Charts and diagrams as code:
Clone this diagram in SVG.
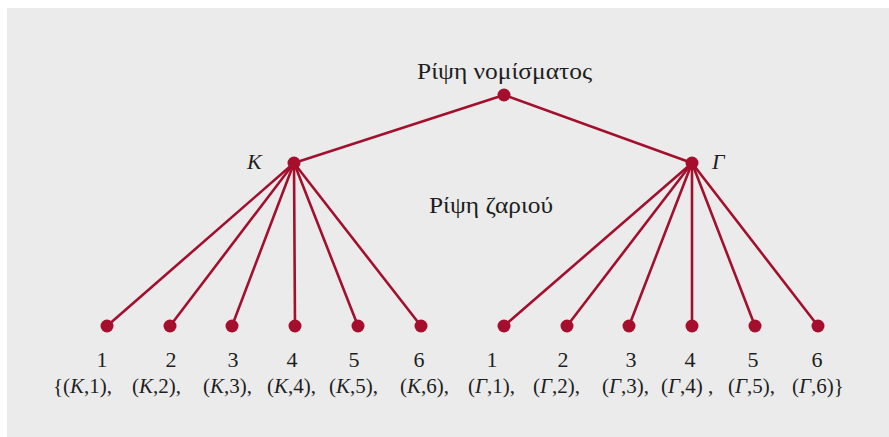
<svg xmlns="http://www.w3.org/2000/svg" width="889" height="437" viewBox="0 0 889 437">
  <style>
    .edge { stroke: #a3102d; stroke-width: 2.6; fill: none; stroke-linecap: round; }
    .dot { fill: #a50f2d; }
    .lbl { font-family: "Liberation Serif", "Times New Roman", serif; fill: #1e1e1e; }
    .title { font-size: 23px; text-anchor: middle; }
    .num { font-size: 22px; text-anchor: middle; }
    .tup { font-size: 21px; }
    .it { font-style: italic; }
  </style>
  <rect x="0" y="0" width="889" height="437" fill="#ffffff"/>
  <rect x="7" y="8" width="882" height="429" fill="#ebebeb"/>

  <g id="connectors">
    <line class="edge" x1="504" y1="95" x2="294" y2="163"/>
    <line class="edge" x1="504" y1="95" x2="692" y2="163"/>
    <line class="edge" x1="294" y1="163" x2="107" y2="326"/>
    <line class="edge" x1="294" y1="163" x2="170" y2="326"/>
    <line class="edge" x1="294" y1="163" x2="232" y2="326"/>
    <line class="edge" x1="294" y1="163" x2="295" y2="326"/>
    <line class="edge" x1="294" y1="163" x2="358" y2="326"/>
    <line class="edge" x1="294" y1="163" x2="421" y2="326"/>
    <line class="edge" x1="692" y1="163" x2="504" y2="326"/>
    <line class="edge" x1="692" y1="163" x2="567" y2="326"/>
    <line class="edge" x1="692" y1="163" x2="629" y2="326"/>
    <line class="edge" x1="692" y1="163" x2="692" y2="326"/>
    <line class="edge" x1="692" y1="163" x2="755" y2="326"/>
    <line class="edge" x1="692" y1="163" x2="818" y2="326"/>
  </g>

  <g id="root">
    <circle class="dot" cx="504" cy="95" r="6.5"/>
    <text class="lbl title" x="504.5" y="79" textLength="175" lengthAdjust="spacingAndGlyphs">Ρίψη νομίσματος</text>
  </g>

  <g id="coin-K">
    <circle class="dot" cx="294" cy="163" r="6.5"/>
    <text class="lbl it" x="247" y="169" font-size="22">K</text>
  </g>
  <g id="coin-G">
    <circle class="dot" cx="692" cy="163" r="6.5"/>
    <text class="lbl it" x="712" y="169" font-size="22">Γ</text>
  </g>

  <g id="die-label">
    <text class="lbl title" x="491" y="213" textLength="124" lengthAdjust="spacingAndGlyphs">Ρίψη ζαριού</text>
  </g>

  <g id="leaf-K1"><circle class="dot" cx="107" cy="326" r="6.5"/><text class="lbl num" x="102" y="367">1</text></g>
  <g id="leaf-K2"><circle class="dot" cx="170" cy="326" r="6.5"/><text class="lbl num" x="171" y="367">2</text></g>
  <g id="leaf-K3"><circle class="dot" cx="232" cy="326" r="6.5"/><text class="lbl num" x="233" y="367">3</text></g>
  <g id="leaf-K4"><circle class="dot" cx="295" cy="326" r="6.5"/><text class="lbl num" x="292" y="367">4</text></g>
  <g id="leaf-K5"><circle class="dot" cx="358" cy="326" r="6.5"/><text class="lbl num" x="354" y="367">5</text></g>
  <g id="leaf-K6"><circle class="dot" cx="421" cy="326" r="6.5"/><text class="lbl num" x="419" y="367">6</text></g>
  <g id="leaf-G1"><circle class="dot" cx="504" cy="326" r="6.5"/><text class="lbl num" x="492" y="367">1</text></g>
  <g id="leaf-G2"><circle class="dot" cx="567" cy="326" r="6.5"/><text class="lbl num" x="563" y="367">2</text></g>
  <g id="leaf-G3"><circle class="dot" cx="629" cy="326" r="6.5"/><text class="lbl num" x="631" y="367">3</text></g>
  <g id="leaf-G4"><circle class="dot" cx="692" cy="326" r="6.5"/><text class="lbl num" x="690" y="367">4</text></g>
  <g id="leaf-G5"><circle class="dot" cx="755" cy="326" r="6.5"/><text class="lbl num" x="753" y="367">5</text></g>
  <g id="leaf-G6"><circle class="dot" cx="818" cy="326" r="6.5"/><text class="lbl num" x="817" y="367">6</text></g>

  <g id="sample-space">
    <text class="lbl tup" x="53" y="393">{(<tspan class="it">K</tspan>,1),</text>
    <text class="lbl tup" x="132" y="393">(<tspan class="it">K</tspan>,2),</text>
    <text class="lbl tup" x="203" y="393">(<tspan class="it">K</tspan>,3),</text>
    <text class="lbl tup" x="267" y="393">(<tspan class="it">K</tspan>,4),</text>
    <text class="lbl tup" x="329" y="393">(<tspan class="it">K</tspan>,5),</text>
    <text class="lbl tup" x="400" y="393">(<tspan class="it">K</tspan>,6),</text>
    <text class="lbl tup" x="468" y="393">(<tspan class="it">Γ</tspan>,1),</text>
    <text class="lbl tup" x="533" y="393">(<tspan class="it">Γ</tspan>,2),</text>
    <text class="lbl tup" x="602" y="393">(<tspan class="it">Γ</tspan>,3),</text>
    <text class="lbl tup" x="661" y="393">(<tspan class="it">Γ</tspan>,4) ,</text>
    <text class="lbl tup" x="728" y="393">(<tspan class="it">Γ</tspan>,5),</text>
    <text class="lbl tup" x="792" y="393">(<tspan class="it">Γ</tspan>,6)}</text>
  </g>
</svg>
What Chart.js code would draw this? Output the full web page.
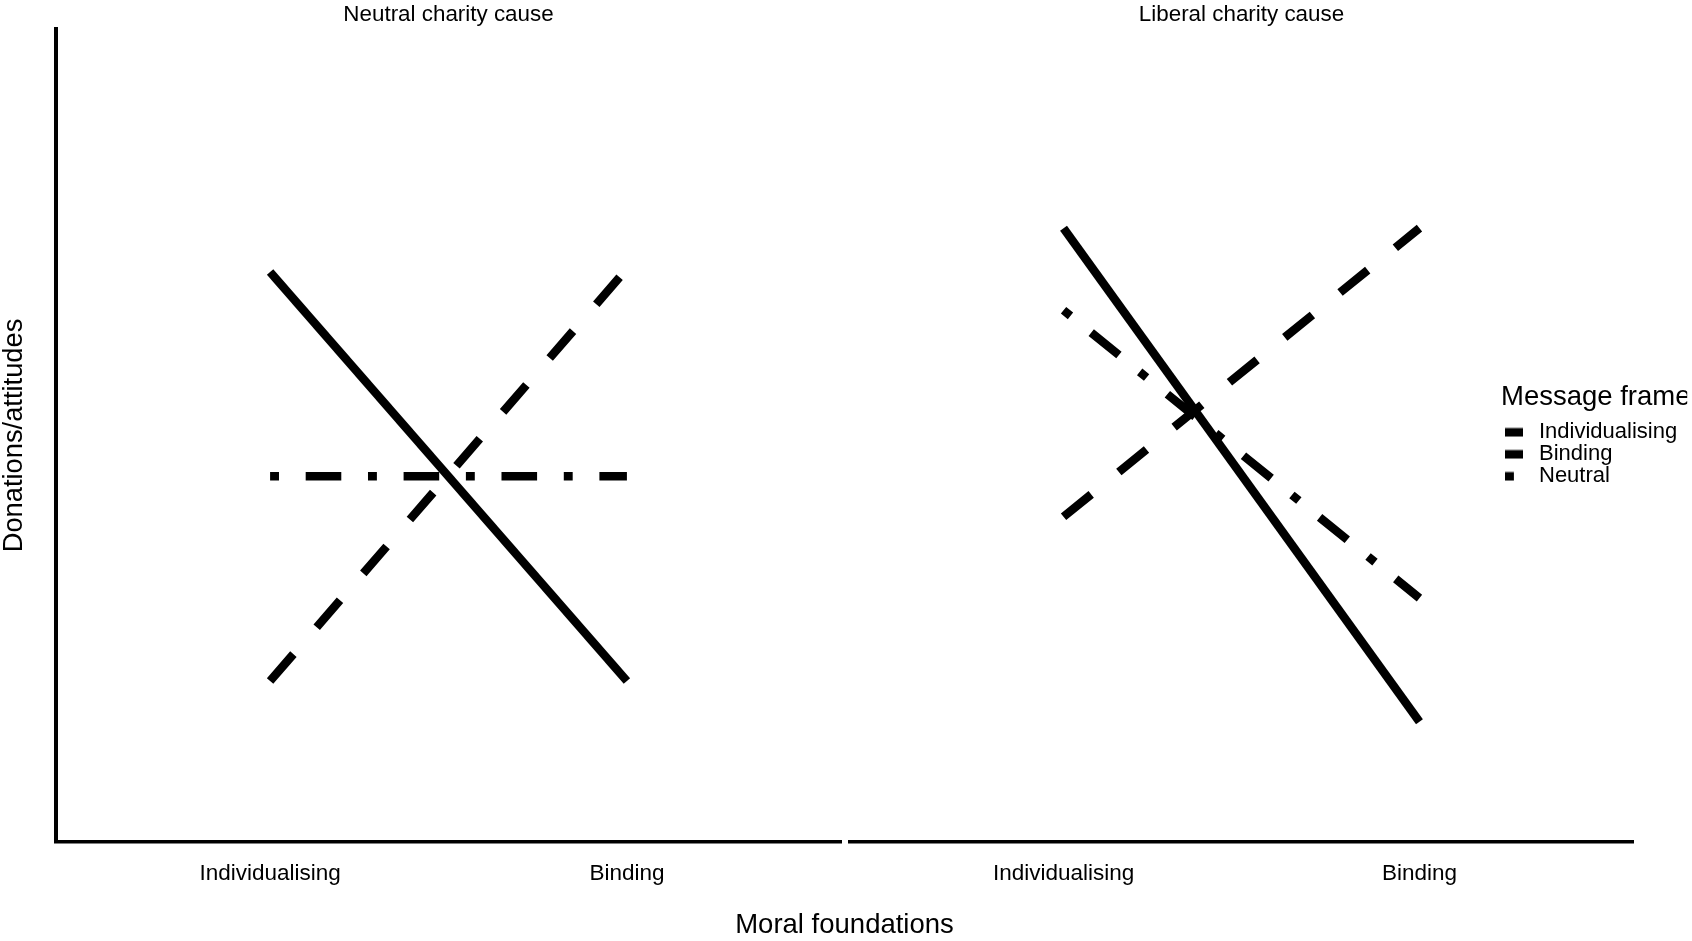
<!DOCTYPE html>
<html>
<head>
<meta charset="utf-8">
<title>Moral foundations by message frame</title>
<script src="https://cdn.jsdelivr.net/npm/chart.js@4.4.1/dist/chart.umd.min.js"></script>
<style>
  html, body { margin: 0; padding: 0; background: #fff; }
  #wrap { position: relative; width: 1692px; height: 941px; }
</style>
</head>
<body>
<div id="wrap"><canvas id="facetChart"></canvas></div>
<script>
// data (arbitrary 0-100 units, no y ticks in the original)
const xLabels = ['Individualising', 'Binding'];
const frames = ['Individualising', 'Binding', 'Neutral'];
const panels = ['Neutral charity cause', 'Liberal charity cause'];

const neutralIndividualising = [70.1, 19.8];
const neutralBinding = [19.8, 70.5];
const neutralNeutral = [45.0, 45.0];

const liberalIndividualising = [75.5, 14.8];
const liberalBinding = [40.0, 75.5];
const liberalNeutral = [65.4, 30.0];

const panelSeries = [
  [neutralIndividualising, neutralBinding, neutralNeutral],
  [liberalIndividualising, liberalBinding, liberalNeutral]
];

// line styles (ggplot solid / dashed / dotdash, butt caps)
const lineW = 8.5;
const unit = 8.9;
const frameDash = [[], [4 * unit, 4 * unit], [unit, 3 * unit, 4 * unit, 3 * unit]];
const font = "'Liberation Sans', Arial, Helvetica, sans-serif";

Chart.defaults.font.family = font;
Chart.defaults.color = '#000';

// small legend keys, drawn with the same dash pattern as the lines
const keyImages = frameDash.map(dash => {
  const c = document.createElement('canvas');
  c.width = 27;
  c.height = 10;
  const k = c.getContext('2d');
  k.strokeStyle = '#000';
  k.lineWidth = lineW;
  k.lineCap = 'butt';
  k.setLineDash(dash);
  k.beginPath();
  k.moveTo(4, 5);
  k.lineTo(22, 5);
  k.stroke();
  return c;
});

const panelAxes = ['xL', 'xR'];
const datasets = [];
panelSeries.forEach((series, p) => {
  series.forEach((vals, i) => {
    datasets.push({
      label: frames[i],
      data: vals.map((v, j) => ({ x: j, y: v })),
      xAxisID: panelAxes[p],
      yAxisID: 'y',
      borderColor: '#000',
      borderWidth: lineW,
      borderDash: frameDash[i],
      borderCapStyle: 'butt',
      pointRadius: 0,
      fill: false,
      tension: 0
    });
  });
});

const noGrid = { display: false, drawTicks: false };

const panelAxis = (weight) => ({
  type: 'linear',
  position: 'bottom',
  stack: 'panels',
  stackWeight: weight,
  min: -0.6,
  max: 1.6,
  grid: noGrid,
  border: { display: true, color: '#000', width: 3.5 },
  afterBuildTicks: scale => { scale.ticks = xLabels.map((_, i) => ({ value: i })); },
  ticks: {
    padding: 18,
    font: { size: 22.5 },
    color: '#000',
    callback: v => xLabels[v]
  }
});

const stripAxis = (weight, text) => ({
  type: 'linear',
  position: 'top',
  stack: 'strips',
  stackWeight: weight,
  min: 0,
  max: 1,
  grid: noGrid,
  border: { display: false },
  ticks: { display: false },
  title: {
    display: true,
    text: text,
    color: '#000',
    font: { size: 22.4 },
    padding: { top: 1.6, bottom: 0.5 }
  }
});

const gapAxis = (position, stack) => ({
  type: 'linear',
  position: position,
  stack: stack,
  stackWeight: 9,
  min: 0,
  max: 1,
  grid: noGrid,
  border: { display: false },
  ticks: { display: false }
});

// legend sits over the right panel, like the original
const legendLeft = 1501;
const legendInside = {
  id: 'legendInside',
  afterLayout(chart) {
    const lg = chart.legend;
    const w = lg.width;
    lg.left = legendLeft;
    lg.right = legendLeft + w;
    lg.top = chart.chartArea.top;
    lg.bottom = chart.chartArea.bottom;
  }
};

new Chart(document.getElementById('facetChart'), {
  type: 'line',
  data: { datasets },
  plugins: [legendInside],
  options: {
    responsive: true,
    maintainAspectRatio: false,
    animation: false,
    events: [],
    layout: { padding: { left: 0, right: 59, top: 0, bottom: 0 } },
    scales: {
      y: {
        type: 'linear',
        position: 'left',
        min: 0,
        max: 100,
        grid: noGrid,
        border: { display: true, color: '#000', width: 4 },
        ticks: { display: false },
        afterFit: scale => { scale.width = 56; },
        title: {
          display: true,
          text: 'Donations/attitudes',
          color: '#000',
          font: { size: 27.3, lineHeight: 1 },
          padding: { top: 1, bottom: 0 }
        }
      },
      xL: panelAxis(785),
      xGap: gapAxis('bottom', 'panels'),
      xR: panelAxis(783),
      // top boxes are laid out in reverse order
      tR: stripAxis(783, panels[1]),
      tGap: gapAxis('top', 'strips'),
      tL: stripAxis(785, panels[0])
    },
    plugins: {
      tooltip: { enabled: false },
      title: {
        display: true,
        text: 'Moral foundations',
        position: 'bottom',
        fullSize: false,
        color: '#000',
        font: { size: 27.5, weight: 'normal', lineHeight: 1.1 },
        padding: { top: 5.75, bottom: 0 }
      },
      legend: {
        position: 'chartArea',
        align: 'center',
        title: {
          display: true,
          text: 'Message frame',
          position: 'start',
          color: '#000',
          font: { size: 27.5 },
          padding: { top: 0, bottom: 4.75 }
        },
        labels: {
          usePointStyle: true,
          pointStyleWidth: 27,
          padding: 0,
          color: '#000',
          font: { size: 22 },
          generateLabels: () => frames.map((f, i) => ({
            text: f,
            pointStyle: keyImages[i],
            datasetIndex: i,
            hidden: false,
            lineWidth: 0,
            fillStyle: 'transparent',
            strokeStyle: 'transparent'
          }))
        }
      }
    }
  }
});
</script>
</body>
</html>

__EXERCISE REQUIREMENTS__:
Which lines hold the word "this"? Copy every one of them.

__SOLUTION TO THE PROBLEM__:
Clone this diagram in SVG.
What Chart.js code would draw this? Output the full web page.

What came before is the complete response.